| Given instruction |
Set down, word for word, only the lines from the start of the records through the line bearing "0.81, 0.86, 0.91, 0.95, 0.985, 1.02, 1.045];"; include no pictures.

| Excerpt from a dataset |
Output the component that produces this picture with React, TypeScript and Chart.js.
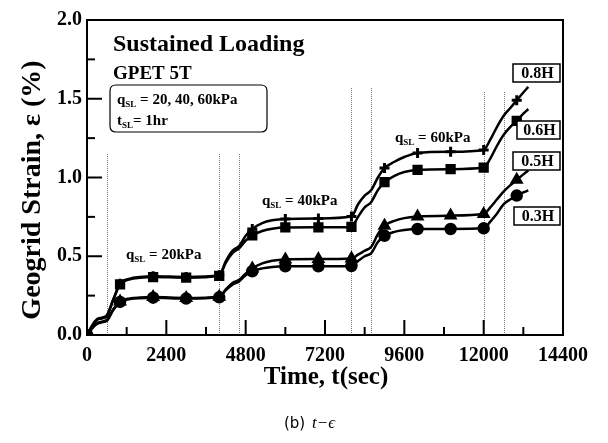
import React, { useEffect, useRef } from "react";
import { Chart, registerables } from "chart.js";

Chart.register(...registerables);

// ---- data ----
const times = [0, 150, 300, 450, 600, 800, 1000, 1300, 1600, 2000, 3000, 4000,
  4200, 4400, 4600, 4800, 5000, 5300, 5600, 6000, 7000, 8000,
  8200, 8400, 8600, 8800, 9000, 9300, 9600, 10000, 11000, 12000,
  12200, 12400, 12600, 12800, 13000, 13200, 13350];

const strain08H = [0, 0.06, 0.1, 0.11, 0.125, 0.23, 0.325, 0.358, 0.368, 0.373, 0.369, 0.38,
  0.47, 0.535, 0.565, 0.63, 0.673, 0.71, 0.728, 0.737, 0.74, 0.752,
  0.83, 0.885, 0.92, 1.0, 1.06, 1.1, 1.13, 1.156, 1.163, 1.175,
  1.24, 1.32, 1.39, 1.44, 1.49, 1.54, 1.575];

const strain06H = [0, 0.055, 0.095, 0.105, 0.12, 0.225, 0.322, 0.353, 0.363, 0.368, 0.364, 0.376,
  0.46, 0.52, 0.55, 0.6, 0.632, 0.66, 0.675, 0.683, 0.684, 0.686,
  0.75, 0.81, 0.845, 0.92, 0.97, 1.01, 1.035, 1.048, 1.053, 1.063,
  1.12, 1.2, 1.27, 1.32, 1.36, 1.405, 1.435];

const strain05H = [0, 0.045, 0.075, 0.085, 0.095, 0.165, 0.213, 0.232, 0.238, 0.241, 0.235, 0.243,
  0.29, 0.33, 0.35, 0.39, 0.423, 0.455, 0.472, 0.48, 0.482, 0.486,
  0.51, 0.535, 0.56, 0.64, 0.694, 0.725, 0.742, 0.752, 0.758, 0.768,
  0.81, 0.86, 0.91, 0.95, 0.985, 1.02, 1.045];

const strain03H = [0, 0.04, 0.07, 0.08, 0.09, 0.16, 0.21, 0.228, 0.234, 0.237, 0.231, 0.239,
  0.285, 0.32, 0.34, 0.38, 0.405, 0.423, 0.432, 0.436, 0.436, 0.438,
  0.47, 0.5, 0.52, 0.59, 0.63, 0.655, 0.667, 0.673, 0.673, 0.677,
  0.72, 0.77, 0.83, 0.86, 0.885, 0.905, 0.918];

const markerTimes = [0, 1000, 2000, 3000, 4000, 5000, 6000, 7000, 8000, 9000, 10000, 11000, 12000, 13000];

const loadLineTimes = [600, 4000, 4600, 8000, 8600, 12000, 12600];
const loadLineTops = [1.15, 1.15, 1.15, 1.57, 1.57, 1.55, 1.55];

const seriesLabels = ["0.8H", "0.6H", "0.5H", "0.3H"];
const xTitle = "Time, t(sec)";
const yTitle = "Geogrid Strain, \u03b5 (%)";

const SERIF = '"Liberation Serif"';

function drawQ(ctx: CanvasRenderingContext2D, x: number, y: number, sym: string, rest: string, size: number) {
  ctx.save();
  ctx.textBaseline = "alphabetic";
  ctx.textAlign = "left";
  ctx.font = `bold ${size}px ${SERIF}`;
  ctx.fillText(sym, x, y);
  let cx = x + ctx.measureText(sym).width;
  ctx.font = `bold ${Math.round(size * 0.62)}px ${SERIF}`;
  ctx.fillText("SL", cx, y + size * 0.22);
  cx += ctx.measureText("SL").width;
  ctx.font = `bold ${size}px ${SERIF}`;
  ctx.fillText(rest, cx, y);
  ctx.restore();
}

function roundRect(ctx: CanvasRenderingContext2D, x: number, y: number, w: number, h: number, r: number) {
  ctx.beginPath();
  ctx.moveTo(x + r, y);
  ctx.lineTo(x + w - r, y);
  ctx.quadraticCurveTo(x + w, y, x + w, y + r);
  ctx.lineTo(x + w, y + h - r);
  ctx.quadraticCurveTo(x + w, y + h, x + w - r, y + h);
  ctx.lineTo(x + r, y + h);
  ctx.quadraticCurveTo(x, y + h, x, y + h - r);
  ctx.lineTo(x, y + r);
  ctx.quadraticCurveTo(x, y, x + r, y);
  ctx.closePath();
}

const decorPlugin = {
  id: "decor",
  beforeDatasetsDraw(chart: any) {
    const ctx = chart.ctx as CanvasRenderingContext2D;
    const xs = chart.scales.x;
    const ys = chart.scales.y;
    ctx.save();
    ctx.strokeStyle = "#777";
    ctx.lineWidth = 1;
    ctx.setLineDash([1, 1]);
    loadLineTimes.forEach((t, i) => {
      const px = Math.round(xs.getPixelForValue(t)) + 0.5;
      ctx.beginPath();
      ctx.moveTo(px, ys.getPixelForValue(0));
      ctx.lineTo(px, ys.getPixelForValue(loadLineTops[i]));
      ctx.stroke();
    });
    ctx.restore();
  },
  afterDraw(chart: any) {
    const ctx = chart.ctx as CanvasRenderingContext2D;
    const { left, right, top, bottom } = chart.chartArea;
    const xs = chart.scales.x;
    const ys = chart.scales.y;
    ctx.save();
    ctx.strokeStyle = "#000";
    ctx.lineWidth = 2;
    ctx.strokeRect(left, top, right - left, bottom - top);
    // inward ticks
    for (let v = 1200; v < 14400; v += 1200) {
      const px = xs.getPixelForValue(v);
      const len = v % 2400 === 0 ? 15 : 8;
      ctx.beginPath();
      ctx.moveTo(px, bottom);
      ctx.lineTo(px, bottom - len);
      ctx.stroke();
    }
    for (let k = 1; k < 8; k++) {
      const v = k * 0.25;
      const py = ys.getPixelForValue(v);
      const len = k % 2 === 0 ? 15 : 8;
      ctx.beginPath();
      ctx.moveTo(left, py);
      ctx.lineTo(left + len, py);
      ctx.stroke();
    }

    ctx.fillStyle = "#000";
    ctx.textAlign = "left";
    ctx.textBaseline = "alphabetic";
    ctx.font = `bold 24px ${SERIF}`;
    ctx.fillText("Sustained Loading", 113, 51);
    ctx.font = `bold 19px ${SERIF}`;
    ctx.fillText("GPET 5T", 113, 79);

    // info box
    ctx.lineWidth = 1.2;
    roundRect(ctx, 110, 85, 157, 47, 6);
    ctx.stroke();
    drawQ(ctx, 117, 104, "q", " = 20, 40, 60kPa", 15);
    drawQ(ctx, 117, 125, "t", "= 1hr", 15);

    drawQ(ctx, 126, 259, "q", " = 20kPa", 15);
    drawQ(ctx, 262, 205, "q", " = 40kPa", 15);
    drawQ(ctx, 395, 142, "q", " = 60kPa", 15);

    // series boxes
    const boxes = [
      [513, 64, 47, 18],
      [517, 121, 43, 18],
      [513, 152, 47, 18],
      [514, 207, 46, 18],
    ];
    ctx.font = `bold 16px ${SERIF}`;
    ctx.textAlign = "center";
    ctx.textBaseline = "middle";
    boxes.forEach((b, i) => {
      ctx.fillStyle = "#fff";
      ctx.fillRect(b[0], b[1], b[2], b[3]);
      ctx.lineWidth = 1.5;
      ctx.strokeStyle = "#000";
      ctx.strokeRect(b[0], b[1], b[2], b[3]);
      ctx.fillStyle = "#000";
      ctx.fillText(seriesLabels[i], b[0] + b[2] / 2 + 1, b[1] + b[3] / 2 + 1);
    });

    // axis titles
    ctx.font = `bold 25px ${SERIF}`;
    ctx.textAlign = "center";
    ctx.textBaseline = "middle";
    ctx.fillText(xTitle, 326, 378);
    ctx.save();
    ctx.translate(33, 190);
    ctx.rotate(-Math.PI / 2);
    ctx.font = `bold 28px ${SERIF}`;
    ctx.fillText(yTitle, 0, 0);
    ctx.restore();

    // caption
    ctx.textAlign = "left";
    ctx.textBaseline = "alphabetic";
    ctx.font = `15px "DejaVu Sans"`;
    ctx.fillText("(b)", 284, 428);
    const w = ctx.measureText("(b) ").width;
    ctx.font = `italic 17px ${SERIF}`;
    ctx.fillText("t\u2212\u03f5", 284 + w + 2, 428);
    ctx.restore();
  },
};

export default function App() {
  const ref = useRef<HTMLCanvasElement | null>(null);
  useEffect(() => {
    if (!ref.current) return;
    const mk = (vals: number[]) => times.map((t, i) => ({ x: t, y: vals[i] }));
    const radiusFn = (r: number) => (c: any) =>
      markerTimes.includes(times[c.dataIndex]) ? r : 0;
    const base = {
      borderColor: "#000",
      backgroundColor: "#000",
      borderWidth: 2.5,
      cubicInterpolationMode: "monotone" as const,
      pointBorderColor: "#000",
      pointBackgroundColor: "#000",
      pointHoverRadius: 0,
    };
    const chart = new Chart(ref.current, {
      type: "line",
      data: {
        datasets: [
          { ...base, label: seriesLabels[3], data: mk(strain03H), pointStyle: "circle", pointRadius: radiusFn(5) },
          { ...base, label: seriesLabels[2], data: mk(strain05H), pointStyle: "triangle", pointRadius: radiusFn(5.5) },
          { ...base, label: seriesLabels[1], data: mk(strain06H), pointStyle: "rect", pointRadius: radiusFn(5.5) },
          { ...base, label: seriesLabels[0], data: mk(strain08H), pointStyle: "cross", pointRadius: radiusFn(5), pointBorderWidth: 3 },
        ] as any,
      },
      options: {
        animation: false,
        responsive: false,
        devicePixelRatio: 1,
        layout: { padding: { left: 0, top: 20, right: 45, bottom: 0 } },
        plugins: { legend: { display: false }, tooltip: { enabled: false } },
        scales: {
          x: {
            type: "linear",
            min: 0,
            max: 14400,
            grid: { display: false, drawTicks: false },
            border: { display: false },
            afterFit: (s: any) => { s.height = 108; },
            ticks: {
              stepSize: 1200,
              autoSkip: false,
              maxRotation: 0,
              padding: 9,
              color: "#000",
              font: { family: SERIF, size: 20, weight: "bold" },
              callback: (v: any) => (Number(v) % 2400 === 0 ? String(v) : ""),
            },
          },
          y: {
            type: "linear",
            min: 0,
            max: 2,
            grid: { display: false, drawTicks: false },
            border: { display: false },
            afterFit: (s: any) => { s.width = 87; },
            ticks: {
              stepSize: 0.25,
              autoSkip: false,
              padding: 5,
              color: "#000",
              font: { family: SERIF, size: 20, weight: "bold" },
              callback: (v: any) => {
                const n = Number(v);
                return Math.abs(n * 2 - Math.round(n * 2)) < 1e-9 ? n.toFixed(1) : "";
              },
            },
          },
        },
      },
      plugins: [decorPlugin],
    });
    return () => chart.destroy();
  }, []);
  return (
    <canvas
      ref={ref}
      width={608}
      height={443}
      style={{ position: "absolute", left: 0, top: 0, width: 608, height: 443, background: "#fff" }}
    />
  );
}
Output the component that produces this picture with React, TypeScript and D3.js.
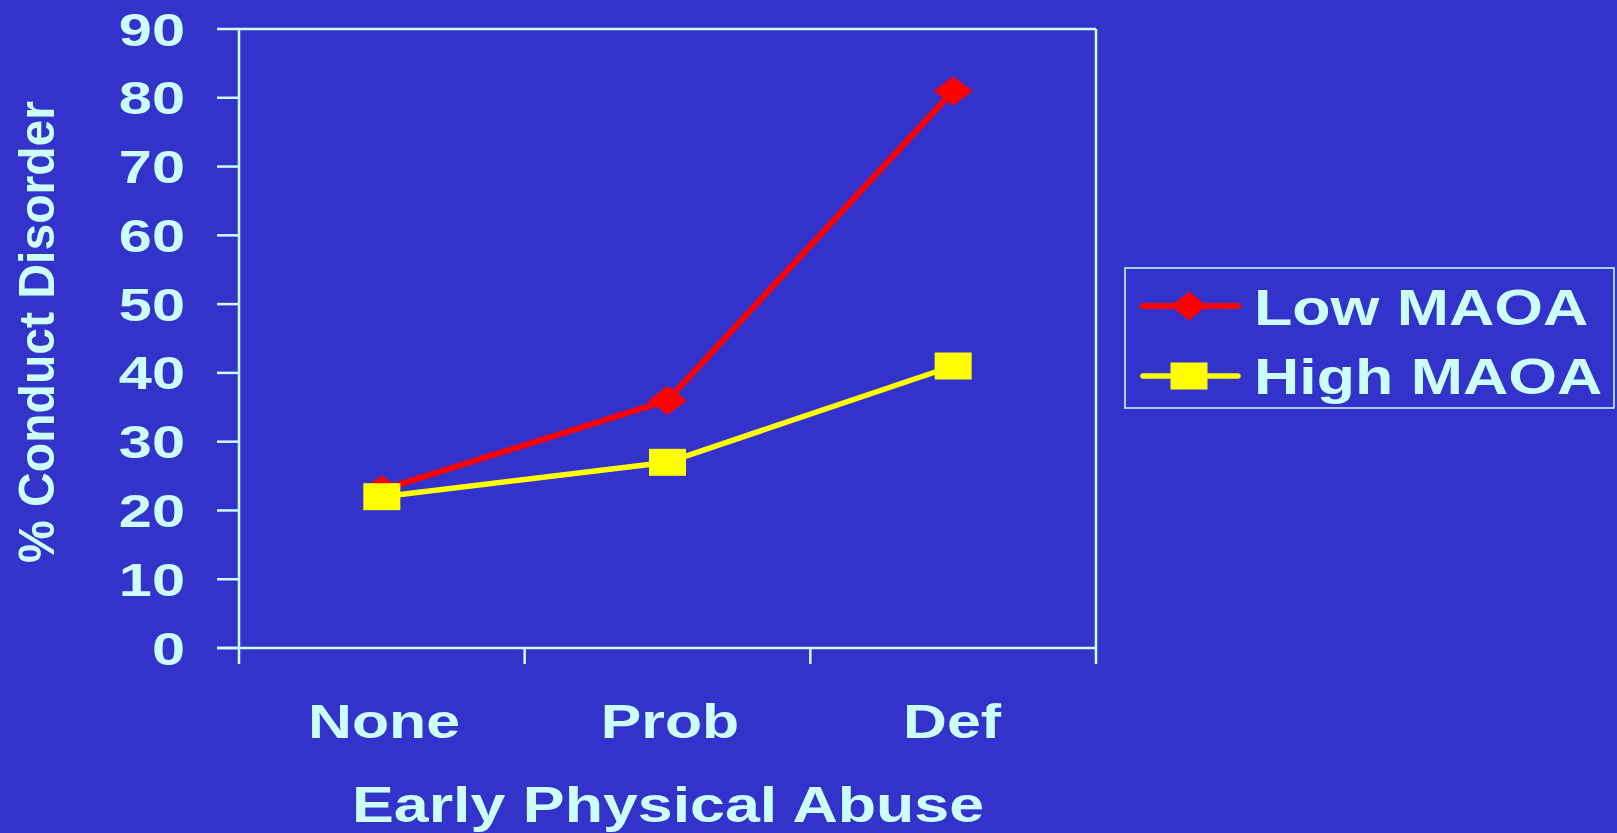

| Answer in full |
Output the component that produces this picture with React, TypeScript and Chart.js.
import React, { useEffect, useRef } from "react";
import { Chart, registerables } from "chart.js";

Chart.register(...registerables);

// ---- data ----
const times = [0, 150, 300, 450, 600, 800, 1000, 1300, 1600, 2000, 3000, 4000,
  4200, 4400, 4600, 4800, 5000, 5300, 5600, 6000, 7000, 8000,
  8200, 8400, 8600, 8800, 9000, 9300, 9600, 10000, 11000, 12000,
  12200, 12400, 12600, 12800, 13000, 13200, 13350];

const strain08H = [0, 0.06, 0.1, 0.11, 0.125, 0.23, 0.325, 0.358, 0.368, 0.373, 0.369, 0.38,
  0.47, 0.535, 0.565, 0.63, 0.673, 0.71, 0.728, 0.737, 0.74, 0.752,
  0.83, 0.885, 0.92, 1.0, 1.06, 1.1, 1.13, 1.156, 1.163, 1.175,
  1.24, 1.32, 1.39, 1.44, 1.49, 1.54, 1.575];

const strain06H = [0, 0.055, 0.095, 0.105, 0.12, 0.225, 0.322, 0.353, 0.363, 0.368, 0.364, 0.376,
  0.46, 0.52, 0.55, 0.6, 0.632, 0.66, 0.675, 0.683, 0.684, 0.686,
  0.75, 0.81, 0.845, 0.92, 0.97, 1.01, 1.035, 1.048, 1.053, 1.063,
  1.12, 1.2, 1.27, 1.32, 1.36, 1.405, 1.435];

const strain05H = [0, 0.045, 0.075, 0.085, 0.095, 0.165, 0.213, 0.232, 0.238, 0.241, 0.235, 0.243,
  0.29, 0.33, 0.35, 0.39, 0.423, 0.455, 0.472, 0.48, 0.482, 0.486,
  0.51, 0.535, 0.56, 0.64, 0.694, 0.725, 0.742, 0.752, 0.758, 0.768,
  0.81, 0.86, 0.91, 0.95, 0.985, 1.02, 1.045];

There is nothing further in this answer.